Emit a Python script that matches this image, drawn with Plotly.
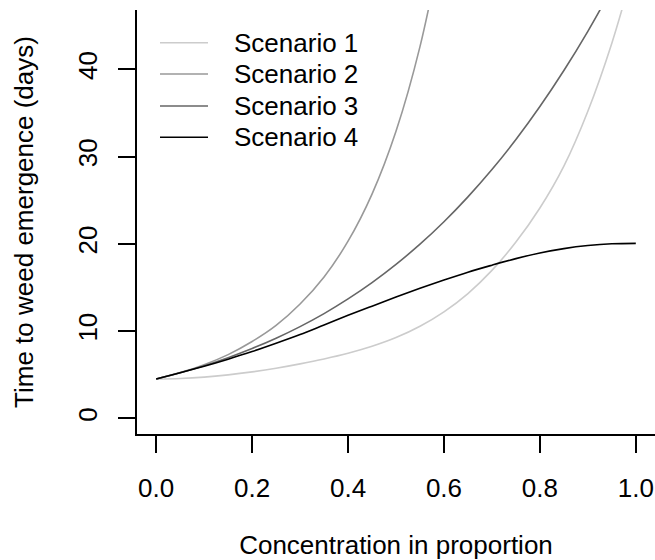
import plotly.graph_objects as go

# Concentration grid (proportion) shared by all scenarios
concentration = [0.00, 0.05, 0.10, 0.15, 0.20, 0.25, 0.30, 0.35, 0.40, 0.45, 0.50,
                 0.55, 0.60, 0.65, 0.70, 0.75, 0.80, 0.85, 0.90, 0.95, 1.00]

# Time to weed emergence (days) for each scenario
scenario_1 = [4.5, 4.56, 4.72, 4.98, 5.32, 5.74, 6.24, 6.8, 7.45, 8.25, 9.25,
              10.55, 12.2, 14.3, 16.95, 20.2, 24.1, 28.9, 35.2, 43.0, 52.5]
scenario_2 = [4.5, 5.25, 6.15, 7.3, 8.8, 10.65, 13.1, 16.2, 20.3, 25.7, 32.9,
              42.6, 55.7]
scenario_3 = [4.5, 5.21, 6.03, 6.95, 8.0, 9.18, 10.51, 12.0, 13.68, 15.55, 17.64,
              19.96, 22.53, 25.38, 28.51, 31.95, 35.73, 39.86, 44.36, 49.25]
scenario_4 = [4.5, 5.22, 5.97, 6.78, 7.65, 8.6, 9.6, 10.7, 11.8, 12.85, 13.9,
              14.9, 15.85, 16.75, 17.55, 18.3, 18.95, 19.45, 19.8, 20.0, 20.05]

series_names = ["Scenario 1", "Scenario 2", "Scenario 3", "Scenario 4"]
series_values = [scenario_1, scenario_2, scenario_3, scenario_4]
series_colors = ["#cccccc", "#999999", "#666666", "#000000"]

x_ticks = [0.0, 0.2, 0.4, 0.6, 0.8, 1.0]
x_tick_labels = ["0.0", "0.2", "0.4", "0.6", "0.8", "1.0"]
y_ticks = [0, 10, 20, 30, 40]
y_tick_labels = ["0", "10", "20", "30", "40"]

FONT = "Liberation Sans, Arial, Helvetica, sans-serif"
W, H = 655, 560
M_L, M_R, M_T, M_B = 137, 0, 10, 126

fig = go.Figure()
for name, vals, col in zip(series_names, series_values, series_colors):
    fig.add_trace(go.Scatter(
        x=concentration[:len(vals)], y=vals, name=name, mode="lines",
        line=dict(color=col, width=1.6, shape="spline", smoothing=1.0),
        showlegend=False,
    ))

# Legend drawn in paper space: short line sample followed by the label
plot_w = W - M_L - M_R
plot_h = H - M_T - M_B
def px_x(p):
    return (p - M_L) / plot_w
def px_y(p):
    return (H - M_B - p) / plot_h

legend_rows = [42.7, 74.0, 106.0, 137.3]
for name, col, row in zip(series_names, series_colors, legend_rows):
    fig.add_shape(type="line", xref="paper", yref="paper",
                  x0=px_x(160), x1=px_x(208), y0=px_y(row), y1=px_y(row),
                  line=dict(color=col, width=1.6))
    fig.add_annotation(xref="paper", yref="paper", x=px_x(232), y=px_y(row),
                       text=name, showarrow=False, xanchor="left", yanchor="middle",
                       font=dict(family=FONT, size=26, color="black"))

axis_common = dict(
    showline=True, linecolor="black", linewidth=1.6,
    ticks="outside", ticklen=17, tickwidth=1.6, tickcolor="black",
    showgrid=False, zeroline=False,
    tickfont=dict(family=FONT, size=26, color="black"),
)

fig.update_xaxes(
    range=[-0.04, 1.04], tickvals=x_ticks, ticktext=x_tick_labels,
    title=dict(text="Concentration in proportion", standoff=41,
               font=dict(family=FONT, size=26, color="black")),
    ticklabelstandoff=13,
    **axis_common,
)
fig.update_yaxes(
    range=[-1.8, 46.8], tickvals=y_ticks, ticktext=y_tick_labels,
    tickangle=-90,
    title=dict(text="Time to weed emergence (days)", standoff=32,
               font=dict(family=FONT, size=26, color="black")),
    ticklabelstandoff=11,
    **axis_common,
)

fig.update_layout(
    width=W, height=H,
    margin=dict(l=M_L, r=M_R, t=M_T, b=M_B, pad=0, autoexpand=False),
    plot_bgcolor="white", paper_bgcolor="white",
    font=dict(family=FONT, size=26, color="black"),
)

fig.write_html("out.html")
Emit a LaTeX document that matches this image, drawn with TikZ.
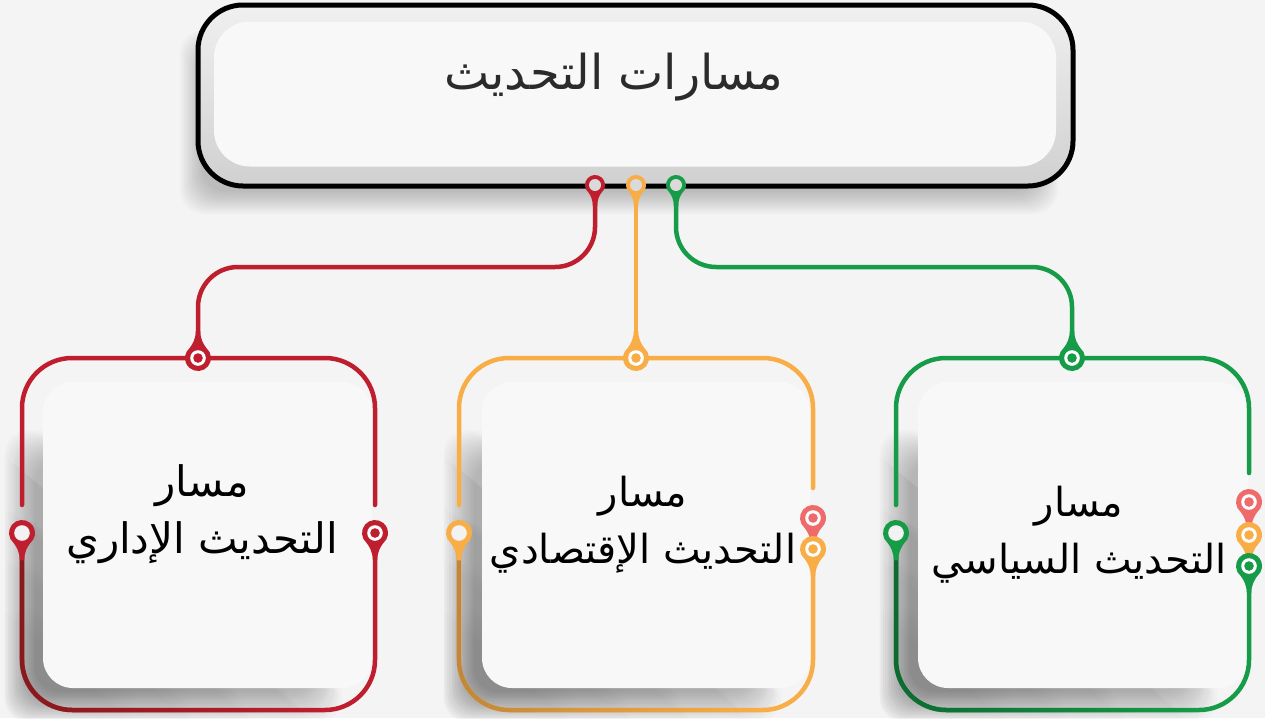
\documentclass[tikz,border=0pt]{standalone}
\usepackage{fontspec}
\usetikzlibrary{fadings}
\TeXXeTstate=1
\newfontfamily\arabicfont[Script=Arabic]{DejaVu Sans}
\definecolor{bg}{HTML}{F4F4F4}
\definecolor{panel}{HTML}{F8F8F8}
\definecolor{cred}{HTML}{BE1E2D}
\definecolor{corange}{HTML}{F9AD47}
\definecolor{cgreen}{HTML}{169B48}
\definecolor{dred}{HTML}{861A1D}
\definecolor{dorange}{HTML}{C2873A}
\definecolor{dgreen}{HTML}{0E6A31}
\definecolor{ccoral}{HTML}{EF6B6B}
\definecolor{txtgray}{HTML}{2B2B2B}
\definecolor{holegray}{HTML}{DADADA}
\definecolor{holebg}{HTML}{F2F2F2}
\definecolor{shtop}{HTML}{F0F0F0}
\definecolor{shbot}{HTML}{D0D0D0}
\tikzset{
  wire/.style={line width=4.5pt, line cap=round},
  frame/.style={line width=4.5pt, line cap=round, rounded corners=50pt},
  panelbox/.style={fill=panel, rounded corners=30pt, minimum width=#1, minimum height=306pt, inner sep=0pt},
  boxtext/.style={align=center, text=black, font=\arabicfont\fontsize{#1}{57pt}\selectfont},
  diagfade/.style={path fading=north, fading angle=-45},
  nofade/.style={},
  pics/pin/.style n args={4}{code={
    \fill[#1] (-2.2,2.1*#2) .. controls (-2.2,1.5*#2) and (-0.42*#2,1.05*#2) .. (130:#2)
       arc[start angle=130, end angle=410, radius=#2]
       .. controls (0.42*#2,1.05*#2) and (2.2,1.5*#2) .. (2.2,2.1*#2) -- cycle;
    \fill[#3] (0,0) circle[radius=0.6*#2];
    \fill[#4] (0,0) circle[radius=0.37*#2];
  }},
}
% soft shadow drawn as stacked translucent rounded rectangles
\newcommand\softshadow[7]{% x1,y1,x2,y2,layers,opacity,style
  \foreach \i in {0,...,#5}{
    \fill[black, fill opacity=#6, rounded corners=24pt, #7] (#1+2*\i,#2+2*\i) rectangle (#3-2*\i,#4-2*\i);
  }}
\begin{document}
\begin{tikzpicture}[x=1pt, y=-1pt]
\useasboundingbox (0,0) rectangle (1265,718);
\fill[bg] (0,0) rectangle (1265,718);

% ---------- top box ----------
\softshadow{180}{30}{1058}{214}{11}{0.02}{nofade}
\node[top color=shtop, bottom color=shbot, rounded corners=45pt, minimum width=875pt, minimum height=181pt, inner sep=0pt]
      (topfill) at (635.5,95.5) {};
\node[fill=panel, rounded corners=36pt, minimum width=842pt, minimum height=145pt, inner sep=0pt]
      (toppanel) at (635,94) {};
\node[draw=black, line width=5pt, rounded corners=45pt, minimum width=875pt, minimum height=181pt, inner sep=0pt]
      (top) at (635.5,95.5) {};
\node[text=txtgray, font=\arabicfont\fontsize{48pt}{56pt}\selectfont] (title) at (614,77) {\beginR مسارات التحديث\endR};

% ---------- bottom panels with shadows ----------
\softshadow{5}{430}{343}{722}{15}{0.032}{diagfade}
\softshadow{444}{430}{782}{722}{15}{0.032}{diagfade}
\softshadow{880}{430}{1218}{722}{15}{0.032}{diagfade}
\node[panelbox=329pt] (panelL) at (207.5,535) {};
\node[panelbox=328pt] (panelM) at (646,535) {};
\node[panelbox=330pt] (panelR) at (1083,535) {};

% ---------- pin positions ----------
\coordinate (tR) at (595,185);
\coordinate (tO) at (636,185);
\coordinate (tG) at (676,185);
\coordinate (kR) at (400,267);
\coordinate (kG) at (870,267);
\coordinate (bR) at (198,358);
\coordinate (bO) at (636,358);
\coordinate (bG) at (1072,358);
\coordinate (lR) at (22,533);
\coordinate (lO) at (459,533);
\coordinate (lG) at (896,533);
\coordinate (rR) at (375,533);
\coordinate (rOc) at (813,518);
\coordinate (rOo) at (813,549);
\coordinate (rGc) at (1249,502);
\coordinate (rGo) at (1249,535);
\coordinate (rGg) at (1249,566);
\coordinate (mL) at (198,710);
\coordinate (mM) at (636,710);
\coordinate (mR) at (1072,710);
\coordinate (fL) at (320,710);
\coordinate (fM) at (757,710);
\coordinate (fR) at (1194,710);

% ---------- connectors ----------
\draw[wire, cred, rounded corners=40pt] (tR) |- (kR) -| (bR);
\draw[wire, corange] (tO) -- (bO);
\draw[wire, cgreen, rounded corners=40pt] (tG) |- (kG) -| (bG);

% ---------- frames ----------
\draw[frame, cred] (22,505) |- (bR) -| (375,505);
\draw[frame, cred] (rR) |- (mL) -| (lR);
\draw[frame, dred, path fading=east] (fL) -| (lR);
\draw[frame, corange] (459,505) |- (bO) -| (813,488);
\draw[frame, corange] (rOo) |- (mM) -| (lO);
\draw[frame, dorange, path fading=east] (fM) -| (lO);
\draw[frame, cgreen] (896,505) |- (bG) -| (1249,473);
\draw[frame, cgreen] (rGg) |- (mR) -| (lG);
\draw[frame, dgreen, path fading=east] (fR) -| (lG);

% ---------- pins ----------
\pic at (tR) {pin={cred}{10}{holegray}{holegray}};
\pic at (tO) {pin={corange}{10}{holegray}{holegray}};
\pic at (tG) {pin={cgreen}{10}{holegray}{holegray}};
\pic[rotate=180] at (bR) {pin={cred}{13}{white}{cred}};
\pic[rotate=180] at (bO) {pin={corange}{13}{white}{corange}};
\pic[rotate=180] at (bG) {pin={cgreen}{13}{white}{cgreen}};
\pic at (lR) {pin={cred}{13}{holebg}{holebg}};
\pic at (lO) {pin={corange}{13}{holebg}{holebg}};
\pic at (lG) {pin={cgreen}{13}{holebg}{holebg}};
\pic at (rR) {pin={cred}{13}{white}{cred}};
\pic at (rOc) {pin={ccoral}{13}{white}{ccoral}};
\pic at (rOo) {pin={corange}{13}{white}{corange}};
\pic at (rGc) {pin={ccoral}{13}{white}{ccoral}};
\pic at (rGo) {pin={corange}{13}{white}{corange}};
\pic at (rGg) {pin={cgreen}{13}{white}{cgreen}};

% ---------- box texts ----------
\node[boxtext=42pt] (textL) at (202,514) {\beginR مسار\endR\\\beginR التحديث الإداري\endR};
\node[boxtext=40pt] (textM) at (643,525) {\beginR مسار\endR\\\beginR التحديث الإقتصادي\endR};
\node[boxtext=40pt] (textR) at (1079,535) {\beginR مسار\endR\\\beginR التحديث السياسي\endR};
\end{tikzpicture}
\end{document}
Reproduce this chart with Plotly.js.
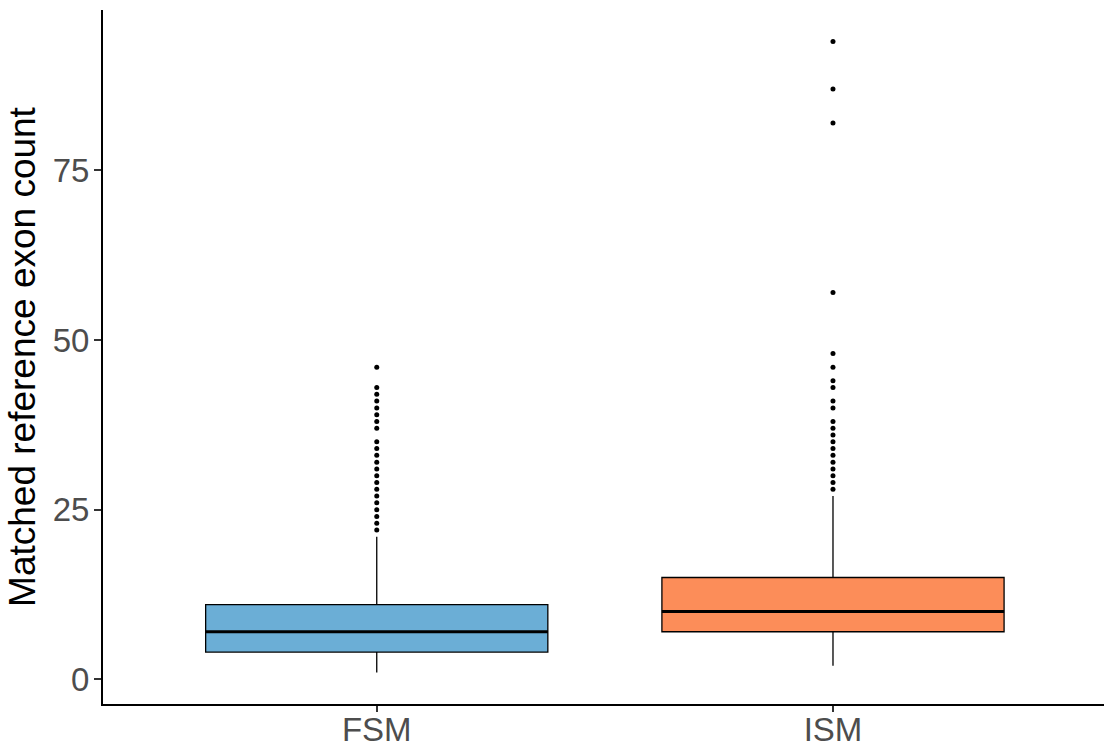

EXERCISE INSTRUCTIONS = Return only the lines running from the start of the entries above to the line that contains "0.55, 0.60, 0.65, 0.70, 0.75, 0.80, 0.85, 0.90, 0.95, 1.00]", inclusive, and omit every picture.

SOLUTION TO THIS EXERCISE =
Emit a Python script that matches this image, drawn with Plotly.
import plotly.graph_objects as go

# Concentration grid (proportion) shared by all scenarios
concentration = [0.00, 0.05, 0.10, 0.15, 0.20, 0.25, 0.30, 0.35, 0.40, 0.45, 0.50,
                 0.55, 0.60, 0.65, 0.70, 0.75, 0.80, 0.85, 0.90, 0.95, 1.00]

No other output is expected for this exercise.